The house at 660 West Paces Ferry Road, known as Whispering Pines and built in 1928, could be demolished as part of a developer’s plans to build an 8-house subdivision on the property. (Special)
The fate of a nearly century-old home along Buckhead’s historic West Paces Ferry Road remains up in the air as a developer moves forward to build a new subdivision on the site.
An affiliate of the Macallan Group, an Atlanta-based construction and real estate firm, purchased the home and the roughly four acres its sits on at 660 West Paces Ferry Road NW for $3.3 million in December. The company wants to build a cul-de-sac with eight new houses on the property near the Northside Drive intersection. Doing so could mean razing the stately mansion built in 1928 and known by many as Whispering Pines.
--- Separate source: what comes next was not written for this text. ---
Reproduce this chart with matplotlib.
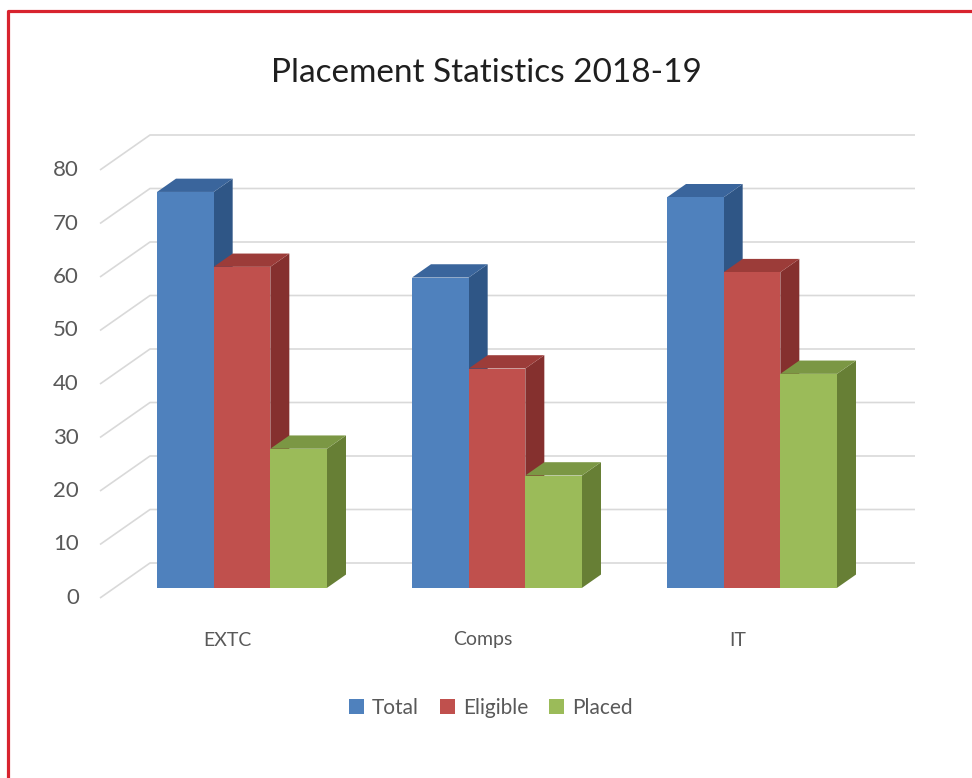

Residents living in the surrounding affluent neighborhoods, including West Paces Ferry/Northside, Chastain Park and Tuxedo Park, as well as the Atlanta Preservation Society, have been in talks with the developer for several months to try to find a way to save the house. They say it represents a slice of Atlanta’s history and culture and should be incorporated into the new subdivision development.
Construction on the subdivision is expected to start this summer, but a decision still remains on what to do with Whispering Pines.
“The Macallan Group is working closely [with the residents] to determine a way to preserve the house on the property, but there is not a solidified plan at this time,” the company said this week in a prepared statement. “The Macallan Group has presented several plan options and are diligently working together to find a beneficial solution for all parties involved.”
Designed by renowned architectural firm Pringle and Smith, Whispering Pines was the longtime home of Harrison Jones, chair of the Coca-Cola Company in the 1950s, and his wife, Kathryn. It is one of about 24 houses on West Paces Ferry that are about a century old but have no historical protections.
The 7,000-square-foot house is hidden from the now bustling corridor behind a grove of trees and a white picket fence. It includes a swimming pool and a vast garden. House and Garden magazine in 1929 compared it to George Washington’s Mount Vernon.
David Mitchell, executive director of the Atlanta Preservation Society, is working with residents and the developer as they negotiate a way to try to preserve the home and find a sustainable future for it, he said.
“The West Paces Ferry corridor becomes between World War I and World II a really unique and unparalleled space in the city of showing the rise of a certain genre of North Atlanta that is still in existence today through the architecture,” Mitchell said.
West Paces Ferry Road was also home to many philanthropists and created a component of Buckhead known for its regal homes sitting on lush, large lots, Mitchell said. The families not only built extravagant houses to live in but also contributed their wealth to the entire city of Atlanta. That is history worth preserving, Mitchell said.
“When you say Buckhead, it’s defined by West Paces Ferry corridor,” he said.
While change is necessary in any thriving city, developers can also respect the history and culture of a community it plans to redevelop, Mitchell said. Buckhead and West Paces Ferry Road represent a time in Atlanta’s history that can still be experienced through its architecture and homes, for example, he said.
“There’s a certain level of stewardship, of responsibility,” he said.